「お参りに来られた方に、よろこんで帰ってもらわんといけん。」
「そういった話をせにゃぁいけん。」
布教使の父が、後輩の私に、
常々言っていた言葉です。
父の葬儀から日の浅い日曜日、
浄土真宗の宗祖親鸞聖人のお誕生をお祝いする、
宗祖降誕会(しゅうそごうたんえ)
の法要が勤まりました。
今年で849回目のお誕生日、
来年は御誕生850年の記念の年となります。
親鸞聖人のお誕生日は、
1173(承安3)年 5月21日
と伝えられています。
親鸞聖人のお誕生日が父の命日になりました。
父が布教の際、よくよくご讃題(話のテーマに宗祖の言葉を引用)にしていたのが、親鸞聖人が最晩年に詠まれた
『恩徳讃』といわれる讃歌。
如来大悲の恩徳は
身を粉(こ)にしても報ずべし
師主知識の恩徳も
ほねをくだきても謝すべし
「親鸞聖人ご自身が、返しても返し切れない阿弥陀様のお救いのご恩を、そして阿弥陀様のお慈悲を伝えてくださった先人のご恩を心底よろこばれた、“よろこびの歌” が、この恩徳讃です。」
父がどこかのお寺で取り次いだ言葉を、私の後輩がその時に聞いていて、手紙に書いて送ってくれました。

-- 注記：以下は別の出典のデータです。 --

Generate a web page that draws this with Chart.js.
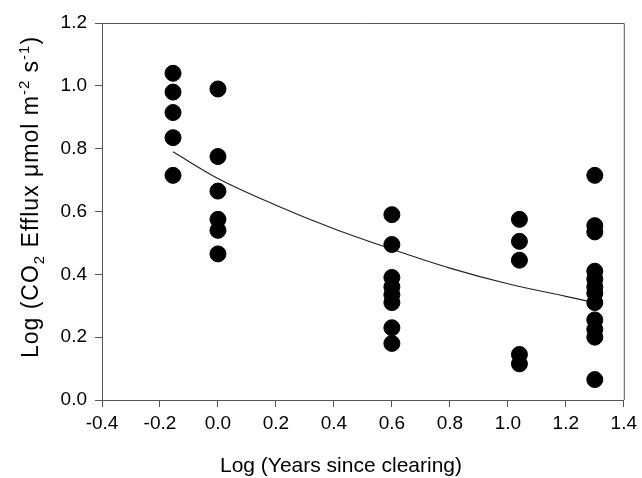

親鸞聖人がよろこばれたみ教えが、様々なご縁によって父に伝わりよろこびとなり、人生を支えました。
そのよろこびを、有縁の方へお伝えしてきた父の姿が、目に浮かびます。
この度のご講師は、
中村啓誠(けいじょう)先生でした。
3年ぶりで、父とのご縁も深いお方です。
葬儀から日も浅い日曜日。
門信徒皆様もお疲れのことだし、お参りが少ないかもしれないなぁ。
そんな心配を他所に、
たくさんのお参りでした。
初めて法座にお参りくださった方も数名おられました。
中村先生のお話はまさに、
“よろこび” のお取り次ぎでした。
法座終了後に帰られる門徒皆様の表情が、よろこびを物語っていたように思います。
本当に素晴らしい宗祖降誕会となりました。